The article posits that the source of the new jobs isn’t the technology industry’s establishment, companies such as Cisco, Intel, or Sun Microsystems, which are running leaner and meaner than ever before, or — in the notable cases of Intel and Sun — shedding significant numbers of employees in the Valley and elsewhere. Instead, the new jobs are being created at startups as well as at small and midsize companies.
Unfortunately, those companies cannot find enough local talent to fill roles that require experienced or extremely specialized professionals. Hence, the need for talent from outside the area, and hence the migration wave to the Valley.
Increased salary and the shimmering promise of stock options are what draws these prospective employees. Even though the proliferation of stock-option backdating scandals, and the stricter accounting rules that require the rigorous recording of all option grants as operating expenses, has cast a pall over the practice at publicly listed vendors, private startups are less reticent about doling out stock options to new hires.
Along with the promise of option-related riches and higher salaries, Silicon Valley also has a dark side. Professional migrants quickly learn that the Valley is an expensive place in which to live.
In June, as noted in the article, the median cost of a home in San Mateo County was $940,000, four times the national median of $231,500, according to the California Association of Retailers.
Many people who move to the Valley must trade down in terms of quality of life as they wait for those options to become worth something. They sell big homes back east or in the midwest, which they sometimes bought and sold for a fraction of the cost of their new homes in the Valley. The new houses, while more expensive, often are smaller and less impressive than what they left behind.
Meanwhile, we see just a trickle of IPOs occurring now, and the prospects for a near-term increase aren’t good. The harsh reality is that the vast majority of professional migrants who come to the Valley this time won’t work for companies that achieve IPOs. Too many discouraging factors exist today that did not exist during the boom days. Those were irrationally exuberant times, and the investors active in the markets today are too sober to indulge in reality distortion on that scale again. They remember, all too well, how it ended last time.

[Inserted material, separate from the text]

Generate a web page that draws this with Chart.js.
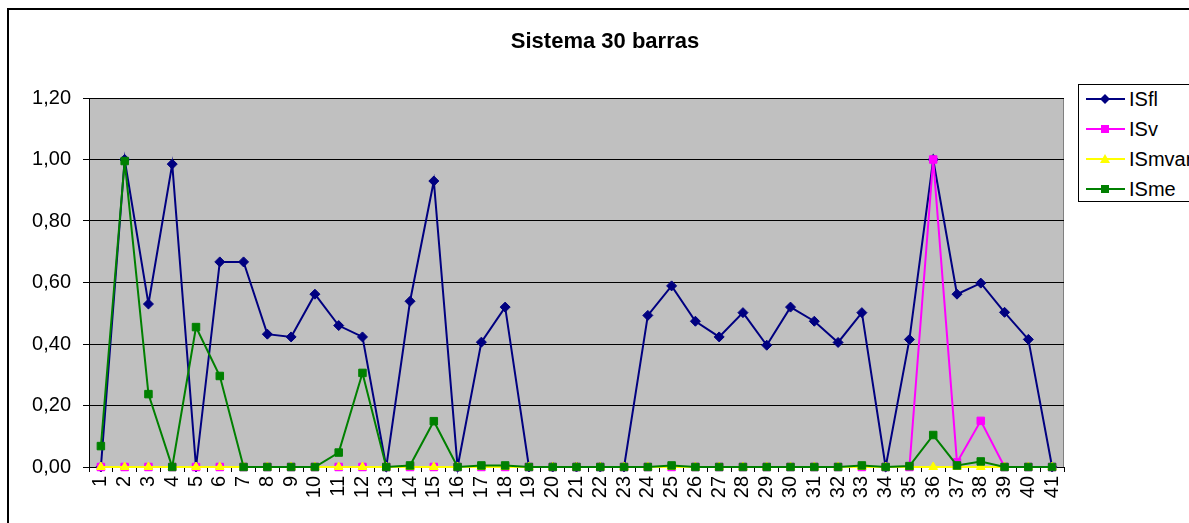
<!DOCTYPE html>
<html>
<head>
<meta charset="utf-8">
<script src="https://cdn.jsdelivr.net/npm/chart.js@4.4.1/dist/chart.umd.min.js"></script>
<style>
    body { margin: 0; background: #fff; overflow: hidden; }
    #wrap { position: relative; width: 1189px; height: 523px; overflow: hidden; }
    #frame { position: absolute; left: 7px; top: 8px; width: 1300px; height: 700px; border: 2px solid #000; }
    #usageChart { position: absolute; left: 0; top: 0; }
    #legend { position: absolute; left: 1078px; top: 84px; width: 200px; height: 116px;
              border: 1px solid #000; background: #fff;
              font-family: "Liberation Sans", Arial, sans-serif; font-size: 20px; color: #000; }
    .item { position: absolute; left: 0; height: 20px; width: 200px; }
    .item svg { position: absolute; left: 0; top: 0; }
    .item span { position: absolute; left: 50px; top: -2px; line-height: 24px; }
</style>
</head>
<body>
<div id="wrap">
    <div id="frame"></div>
    <canvas id="usageChart" width="1189" height="523"></canvas>
    <div id="legend"></div>
</div>
<script>
const categories = ["1","2","3","4","5","6","7","8","9","10","11","12","13","14","15","16","17","18","19","20",
    "21","22","23","24","25","26","27","28","29","30","31","32","33","34","35","36","37","38","39","40","41"];

const yTickValues = [0, 0.2, 0.4, 0.6, 0.8, 1.0, 1.2];

const seriesNames = ["ISfl", "ISv", "ISmvar", "ISme"];

const isfl = [0, 1.00, 0.53, 0.985, 0, 0.667, 0.667, 0.432, 0.423, 0.562, 0.46, 0.423, 0, 0.539, 0.93, 0, 0.406, 0.52, 0, 0,
    0, 0, 0, 0.493, 0.589, 0.474, 0.423, 0.502, 0.396, 0.52, 0.474, 0.405, 0.502, 0, 0.415, 1.00, 0.562, 0.598, 0.503, 0.415, 0];

const isv = [0, 0, 0, 0, 0, 0, 0, 0, 0, 0, 0, 0, 0, 0, 0, 0, 0, 0, 0, 0,
    0, 0, 0, 0, 0, 0, 0, 0, 0, 0, 0, 0, 0, 0, 0, 1.00, 0.015, 0.15, 0, 0, 0];

const ismvar = [0, 0, 0, 0, 0, 0, 0, 0, 0, 0, 0, 0, 0, 0, 0, 0, 0, 0, 0, 0,
    0, 0, 0, 0, 0, 0, 0, 0, 0, 0, 0, 0, 0, 0, 0, 0, 0, 0, 0, 0, 0];

const isme = [0.068, 0.995, 0.237, 0, 0.455, 0.296, 0, 0, 0, 0, 0.047, 0.306, 0, 0.005, 0.149, 0, 0.005, 0.005, 0, 0,
    0, 0, 0, 0, 0.005, 0, 0, 0, 0, 0, 0, 0, 0.005, 0, 0.003, 0.104, 0.005, 0.018, 0, 0, 0];

const FONT = "'Liberation Sans', Arial, sans-serif";

// plot background and right border like the Excel plot area
const plotArea = {
    id: "plotArea",
    beforeDraw(chart) {
        const a = chart.chartArea, c = chart.ctx;
        c.save();
        c.fillStyle = "#C0C0C0";
        c.fillRect(a.left, a.top, a.right - a.left, a.bottom - a.top);
        c.strokeStyle = "#808080";
        c.lineWidth = 1;
        c.beginPath();
        c.moveTo(Math.round(a.right) - 0.5, a.top);
        c.lineTo(Math.round(a.right) - 0.5, a.bottom);
        c.stroke();
        c.restore();
    },
    afterDraw(chart) {
        const c = chart.ctx;
        c.save();
        c.fillStyle = "#000";
        c.font = "bold 22px " + FONT;
        c.textAlign = "center";
        c.textBaseline = "alphabetic";
        c.fillText("Sistema 30 barras", 605, 48);
        c.restore();
    }
};

function ds(label, data, color, style, radius, order) {
    return {
        label: label,
        data: data,
        borderColor: color,
        backgroundColor: color,
        borderWidth: 2,
        pointStyle: style,
        pointRadius: radius,
        pointHoverRadius: radius,
        pointBorderWidth: 1,
        tension: 0,
        clip: false,
        order: order
    };
}

document.addEventListener("DOMContentLoaded", () => {
    let ctx = document.getElementById("usageChart").getContext("2d");

    window.usageChart = new Chart(ctx, {
        type: "line",
        data: {
            labels: categories,
            datasets: [
                ds(seriesNames[0], isfl, "#000080", "rectRot", 5, 4),
                ds(seriesNames[1], isv, "#FF00FF", "rect", 5.3, 3),
                ds(seriesNames[2], ismvar, "#FFFF00", "triangle", 5, 2),
                ds(seriesNames[3], isme, "#008000", "rect", 5.3, 1)
            ]
        },
        options: {
            responsive: false,
            animation: false,
            devicePixelRatio: 1,
            layout: { padding: { top: 98, right: 125, bottom: 0, left: 0 } },
            plugins: {
                legend: { display: false },
                title: { display: false },
                tooltip: { enabled: false }
            },
            scales: {
                x: {
                    offset: true,
                    grid: { offset: true, drawOnChartArea: false, drawTicks: true, tickLength: 5, color: "#000" },
                    border: { display: true, color: "#000", width: 1 },
                    ticks: {
                        autoSkip: false, minRotation: 90, maxRotation: 90, padding: 4,
                        color: "#000", font: { family: FONT, size: 20 }
                    },
                    afterFit: (scale) => { scale.height = 56; }
                },
                y: {
                    min: 0,
                    max: 1.2,
                    afterBuildTicks: (scale) => { scale.ticks = yTickValues.map(v => ({ value: v })); },
                    grid: { color: "#000", lineWidth: 1, tickLength: 6 },
                    border: { display: true, color: "#000", width: 1 },
                    ticks: {
                        padding: 12, color: "#000", font: { family: FONT, size: 20 },
                        callback: (v) => Number(v).toFixed(2).replace(".", ",")
                    },
                    afterFit: (scale) => { scale.width = 89; }
                }
            }
        },
        plugins: [plotArea]
    });

    // legend box with line + marker samples
    const legend = document.getElementById("legend");
    const colors = ["#000080", "#FF00FF", "#FFFF00", "#008000"];
    const marks = [
        '<polygon points="26,5 31,10 26,15 21,10" />',
        '<rect x="22" y="6" width="8" height="8" />',
        '<polygon points="26,5 31,14 21,14" />',
        '<rect x="22" y="6" width="8" height="8" />'
    ];
    seriesNames.forEach((name, i) => {
        const d = document.createElement("div");
        d.className = "item";
        d.style.top = (4 + i * 30) + "px";
        d.innerHTML = '<svg width="50" height="20"><line x1="7" y1="10" x2="46" y2="10" stroke="' + colors[i] +
            '" stroke-width="2"/><g fill="' + colors[i] + '">' + marks[i] + '</g></svg><span>' + name + '</span>';
        legend.appendChild(d);
    });
});
</script>
</body>
</html>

At the same time, it appears we’re heading for a VC shakeout. Fewer and fewer VC firms are accounting for more and more of the funds that go into the industry. Many of the larger VC firms are looking as closely at investments in emerging markets such as India and China than at prospective investment vehicles closer to home.
VCs with stakes in many Valley startup firms, meanwhile, are realizing that those companies will need more investment capital than initially assumed. Why? Because those companies are remaining private longer than expected, unable to find an acceptable exit on the public markets.
Acquisitions, too, are less frequent and more judicious than they were during the frenzied buying sprees that characterized the boom years. Big companies shop more carefully, with more discretion and discipline than they demonstrated during the most extravagant periods of the 90s.
Industry consolidations will continue to occur, of course, but don’t count on the acquirers to lose all perspective and reason. Buys will be selective, and rigorously vetted by thorough due diligence before they take place. I cant imagine, for example, the AOL-Time Warner merger occurring now. There’ll still be the occasional strategic head-scratcher, acquisitions that boggle the mind and defy business logic, but they will be few and far between.
At the end of the WSJ feature article, we learn that nothing has gone according to plan for one of the men who took the plunge and moved to the Valley. His wife and kids, who were supposed to move in with him after a few months, still live on the east coast. He had great difficulty selling his home in the Washington, D.C. area, and eventually was forced to sell it at a substantially lower price than anticipated. He and his wife also have decided, after having a close look at housing prices in the Bay Area, that they will rent a house rather buy one, at least for the time being.
He works for Sling Media, a startup company that probably has a better chance than most of finding a successful exit. I hope it happens for him, because he’s gone through a lot, and risked quite a bit, to make the move west.